WHAT YOU NEED TO DO: Copy exactly the lines from the start of the material through the line with "(0,0) rectangle (1310,1024);". Pictures stay out of the copy.

** START SOURCE DATA **

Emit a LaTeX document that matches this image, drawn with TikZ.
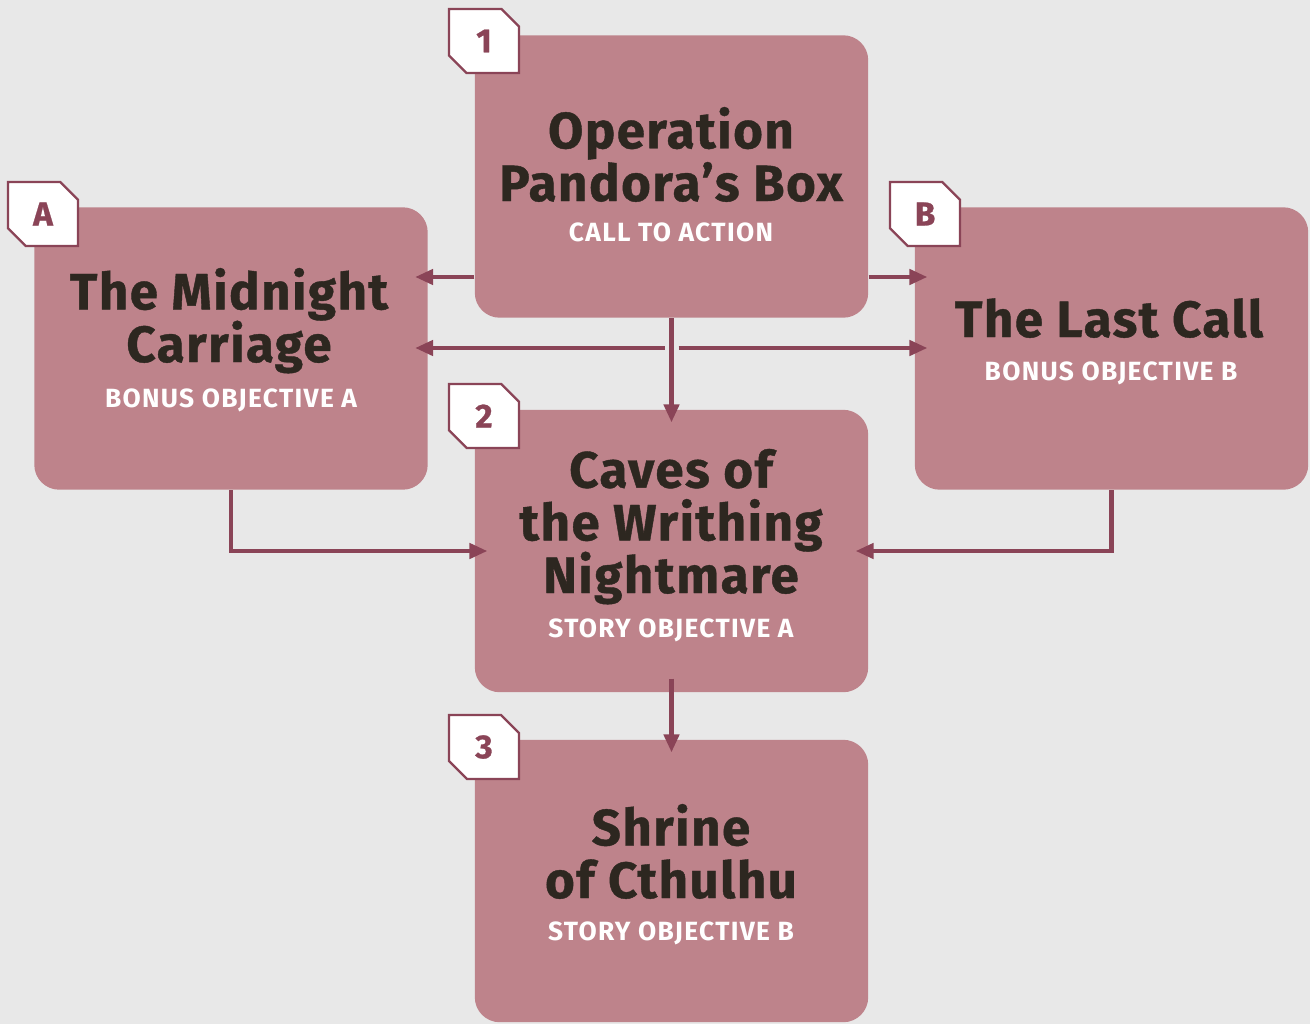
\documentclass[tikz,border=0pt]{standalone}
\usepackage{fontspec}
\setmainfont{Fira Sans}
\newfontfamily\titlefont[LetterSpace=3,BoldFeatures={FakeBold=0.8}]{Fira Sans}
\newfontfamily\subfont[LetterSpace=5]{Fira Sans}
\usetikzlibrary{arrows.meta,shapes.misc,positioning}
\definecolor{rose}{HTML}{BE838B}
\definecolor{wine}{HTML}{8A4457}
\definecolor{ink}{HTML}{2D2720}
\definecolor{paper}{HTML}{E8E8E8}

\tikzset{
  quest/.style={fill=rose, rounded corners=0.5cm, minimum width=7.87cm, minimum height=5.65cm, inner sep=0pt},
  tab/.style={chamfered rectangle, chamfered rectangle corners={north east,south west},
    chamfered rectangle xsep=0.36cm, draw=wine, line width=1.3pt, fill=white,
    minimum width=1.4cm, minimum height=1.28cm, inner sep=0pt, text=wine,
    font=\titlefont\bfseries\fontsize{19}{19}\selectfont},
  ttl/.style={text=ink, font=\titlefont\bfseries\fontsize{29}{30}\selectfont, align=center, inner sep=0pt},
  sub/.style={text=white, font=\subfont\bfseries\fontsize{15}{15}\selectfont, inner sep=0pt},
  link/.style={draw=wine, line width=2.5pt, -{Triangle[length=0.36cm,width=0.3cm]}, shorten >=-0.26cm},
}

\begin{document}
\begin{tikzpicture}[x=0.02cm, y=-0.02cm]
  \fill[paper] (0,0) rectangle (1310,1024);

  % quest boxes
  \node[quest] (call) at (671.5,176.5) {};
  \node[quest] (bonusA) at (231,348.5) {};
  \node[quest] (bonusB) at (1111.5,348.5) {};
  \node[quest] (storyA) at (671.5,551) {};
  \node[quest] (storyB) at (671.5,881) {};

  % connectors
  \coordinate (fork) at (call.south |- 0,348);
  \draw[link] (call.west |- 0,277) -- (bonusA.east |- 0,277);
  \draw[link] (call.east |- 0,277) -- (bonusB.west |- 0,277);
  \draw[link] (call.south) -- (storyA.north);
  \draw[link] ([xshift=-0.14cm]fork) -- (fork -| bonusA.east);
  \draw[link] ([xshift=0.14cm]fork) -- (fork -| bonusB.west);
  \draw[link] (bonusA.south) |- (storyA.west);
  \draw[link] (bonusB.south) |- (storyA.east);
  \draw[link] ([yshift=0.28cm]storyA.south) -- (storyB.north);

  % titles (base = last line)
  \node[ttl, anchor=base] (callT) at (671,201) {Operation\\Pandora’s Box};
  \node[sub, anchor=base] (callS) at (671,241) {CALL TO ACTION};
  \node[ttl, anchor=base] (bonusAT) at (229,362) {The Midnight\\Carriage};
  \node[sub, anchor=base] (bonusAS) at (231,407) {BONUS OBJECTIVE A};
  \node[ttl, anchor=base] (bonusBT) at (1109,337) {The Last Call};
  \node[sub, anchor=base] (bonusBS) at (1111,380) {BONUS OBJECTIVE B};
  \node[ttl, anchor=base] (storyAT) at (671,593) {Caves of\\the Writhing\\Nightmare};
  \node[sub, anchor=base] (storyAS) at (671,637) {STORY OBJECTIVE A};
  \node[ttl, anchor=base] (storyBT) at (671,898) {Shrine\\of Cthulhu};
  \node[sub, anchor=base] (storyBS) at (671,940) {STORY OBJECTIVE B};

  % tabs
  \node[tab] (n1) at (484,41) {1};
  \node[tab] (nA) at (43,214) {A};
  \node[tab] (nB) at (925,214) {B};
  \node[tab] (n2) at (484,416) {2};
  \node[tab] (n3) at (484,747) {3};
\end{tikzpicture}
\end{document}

** END SOURCE DATA **

OUTPUT OF THE EXERCISE:
Emit a LaTeX document that matches this image, drawn with TikZ.
\documentclass[tikz,border=0pt]{standalone}
\usepackage{fontspec}
\setmainfont{Fira Sans}
\newfontfamily\titlefont[LetterSpace=3,BoldFeatures={FakeBold=0.8}]{Fira Sans}
\newfontfamily\subfont[LetterSpace=5]{Fira Sans}
\usetikzlibrary{arrows.meta,shapes.misc,positioning}
\definecolor{rose}{HTML}{BE838B}
\definecolor{wine}{HTML}{8A4457}
\definecolor{ink}{HTML}{2D2720}
\definecolor{paper}{HTML}{E8E8E8}

\tikzset{
  quest/.style={fill=rose, rounded corners=0.5cm, minimum width=7.87cm, minimum height=5.65cm, inner sep=0pt},
  tab/.style={chamfered rectangle, chamfered rectangle corners={north east,south west},
    chamfered rectangle xsep=0.36cm, draw=wine, line width=1.3pt, fill=white,
    minimum width=1.4cm, minimum height=1.28cm, inner sep=0pt, text=wine,
    font=\titlefont\bfseries\fontsize{19}{19}\selectfont},
  ttl/.style={text=ink, font=\titlefont\bfseries\fontsize{29}{30}\selectfont, align=center, inner sep=0pt},
  sub/.style={text=white, font=\subfont\bfseries\fontsize{15}{15}\selectfont, inner sep=0pt},
  link/.style={draw=wine, line width=2.5pt, -{Triangle[length=0.36cm,width=0.3cm]}, shorten >=-0.26cm},
}

\begin{document}
\begin{tikzpicture}[x=0.02cm, y=-0.02cm]
  \fill[paper] (0,0) rectangle (1310,1024);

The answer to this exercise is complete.